— BEGIN Collected material —

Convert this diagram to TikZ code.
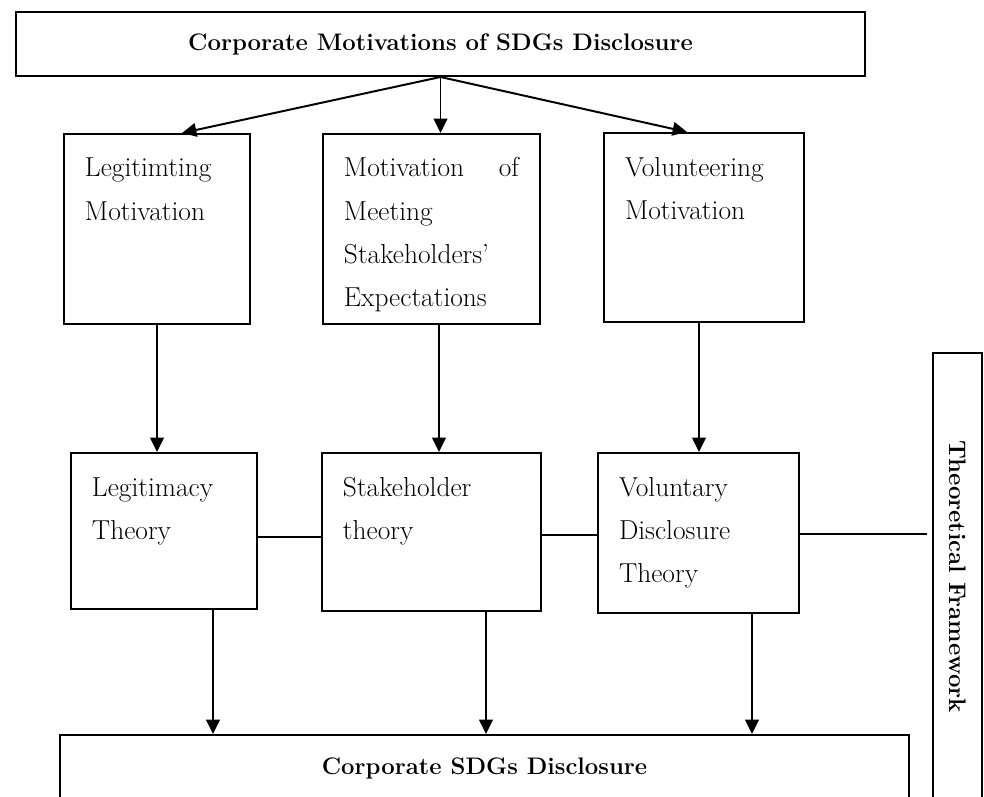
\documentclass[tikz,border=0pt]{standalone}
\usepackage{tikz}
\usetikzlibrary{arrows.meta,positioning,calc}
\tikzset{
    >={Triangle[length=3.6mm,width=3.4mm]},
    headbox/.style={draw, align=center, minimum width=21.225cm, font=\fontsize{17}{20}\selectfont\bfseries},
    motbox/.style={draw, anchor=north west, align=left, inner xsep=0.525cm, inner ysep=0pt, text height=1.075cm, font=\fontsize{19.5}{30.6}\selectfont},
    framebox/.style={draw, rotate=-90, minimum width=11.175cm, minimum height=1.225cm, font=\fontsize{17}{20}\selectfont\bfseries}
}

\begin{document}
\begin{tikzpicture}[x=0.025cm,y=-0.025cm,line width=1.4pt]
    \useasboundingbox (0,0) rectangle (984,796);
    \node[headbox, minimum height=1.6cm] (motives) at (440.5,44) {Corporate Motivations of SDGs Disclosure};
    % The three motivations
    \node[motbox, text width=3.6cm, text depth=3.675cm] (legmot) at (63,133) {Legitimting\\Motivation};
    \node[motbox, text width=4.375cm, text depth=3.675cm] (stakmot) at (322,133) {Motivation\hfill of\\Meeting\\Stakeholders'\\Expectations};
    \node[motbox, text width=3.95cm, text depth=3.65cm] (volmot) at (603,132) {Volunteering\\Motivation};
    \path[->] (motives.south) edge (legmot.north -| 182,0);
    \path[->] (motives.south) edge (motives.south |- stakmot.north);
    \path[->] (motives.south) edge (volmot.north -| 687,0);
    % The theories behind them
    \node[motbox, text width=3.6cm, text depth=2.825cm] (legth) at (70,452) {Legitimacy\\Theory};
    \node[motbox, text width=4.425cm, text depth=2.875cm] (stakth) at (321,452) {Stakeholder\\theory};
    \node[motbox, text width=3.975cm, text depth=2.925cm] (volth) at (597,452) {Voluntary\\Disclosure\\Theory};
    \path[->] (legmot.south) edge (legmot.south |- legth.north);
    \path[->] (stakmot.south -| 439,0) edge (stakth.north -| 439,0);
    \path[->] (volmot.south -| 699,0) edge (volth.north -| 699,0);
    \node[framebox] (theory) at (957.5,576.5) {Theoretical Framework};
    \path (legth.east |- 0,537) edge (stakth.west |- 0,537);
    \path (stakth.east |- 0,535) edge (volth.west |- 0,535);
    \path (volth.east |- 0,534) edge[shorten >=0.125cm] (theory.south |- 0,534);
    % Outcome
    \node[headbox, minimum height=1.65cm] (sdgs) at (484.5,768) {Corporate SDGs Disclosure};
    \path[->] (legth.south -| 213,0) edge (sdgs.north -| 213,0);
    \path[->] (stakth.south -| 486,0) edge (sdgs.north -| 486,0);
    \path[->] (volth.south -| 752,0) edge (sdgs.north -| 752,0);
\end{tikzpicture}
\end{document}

— END Collected material —

> [Your objective]
Copy out the listing exactly as it stands, but not the pictures.

> [Exercise solution]
Convert this diagram to TikZ code.
\documentclass[tikz,border=0pt]{standalone}
\usepackage{tikz}
\usetikzlibrary{arrows.meta,positioning,calc}
\tikzset{
    >={Triangle[length=3.6mm,width=3.4mm]},
    headbox/.style={draw, align=center, minimum width=21.225cm, font=\fontsize{17}{20}\selectfont\bfseries},
    motbox/.style={draw, anchor=north west, align=left, inner xsep=0.525cm, inner ysep=0pt, text height=1.075cm, font=\fontsize{19.5}{30.6}\selectfont},
    framebox/.style={draw, rotate=-90, minimum width=11.175cm, minimum height=1.225cm, font=\fontsize{17}{20}\selectfont\bfseries}
}

\begin{document}
\begin{tikzpicture}[x=0.025cm,y=-0.025cm,line width=1.4pt]
    \useasboundingbox (0,0) rectangle (984,796);
    \node[headbox, minimum height=1.6cm] (motives) at (440.5,44) {Corporate Motivations of SDGs Disclosure};
    % The three motivations
    \node[motbox, text width=3.6cm, text depth=3.675cm] (legmot) at (63,133) {Legitimting\\Motivation};
    \node[motbox, text width=4.375cm, text depth=3.675cm] (stakmot) at (322,133) {Motivation\hfill of\\Meeting\\Stakeholders'\\Expectations};
    \node[motbox, text width=3.95cm, text depth=3.65cm] (volmot) at (603,132) {Volunteering\\Motivation};
    \path[->] (motives.south) edge (legmot.north -| 182,0);
    \path[->] (motives.south) edge (motives.south |- stakmot.north);
    \path[->] (motives.south) edge (volmot.north -| 687,0);
    % The theories behind them
    \node[motbox, text width=3.6cm, text depth=2.825cm] (legth) at (70,452) {Legitimacy\\Theory};
    \node[motbox, text width=4.425cm, text depth=2.875cm] (stakth) at (321,452) {Stakeholder\\theory};
    \node[motbox, text width=3.975cm, text depth=2.925cm] (volth) at (597,452) {Voluntary\\Disclosure\\Theory};
    \path[->] (legmot.south) edge (legmot.south |- legth.north);
    \path[->] (stakmot.south -| 439,0) edge (stakth.north -| 439,0);
    \path[->] (volmot.south -| 699,0) edge (volth.north -| 699,0);
    \node[framebox] (theory) at (957.5,576.5) {Theoretical Framework};
    \path (legth.east |- 0,537) edge (stakth.west |- 0,537);
    \path (stakth.east |- 0,535) edge (volth.west |- 0,535);
    \path (volth.east |- 0,534) edge[shorten >=0.125cm] (theory.south |- 0,534);
    % Outcome
    \node[headbox, minimum height=1.65cm] (sdgs) at (484.5,768) {Corporate SDGs Disclosure};
    \path[->] (legth.south -| 213,0) edge (sdgs.north -| 213,0);
    \path[->] (stakth.south -| 486,0) edge (sdgs.north -| 486,0);
    \path[->] (volth.south -| 752,0) edge (sdgs.north -| 752,0);
\end{tikzpicture}
\end{document}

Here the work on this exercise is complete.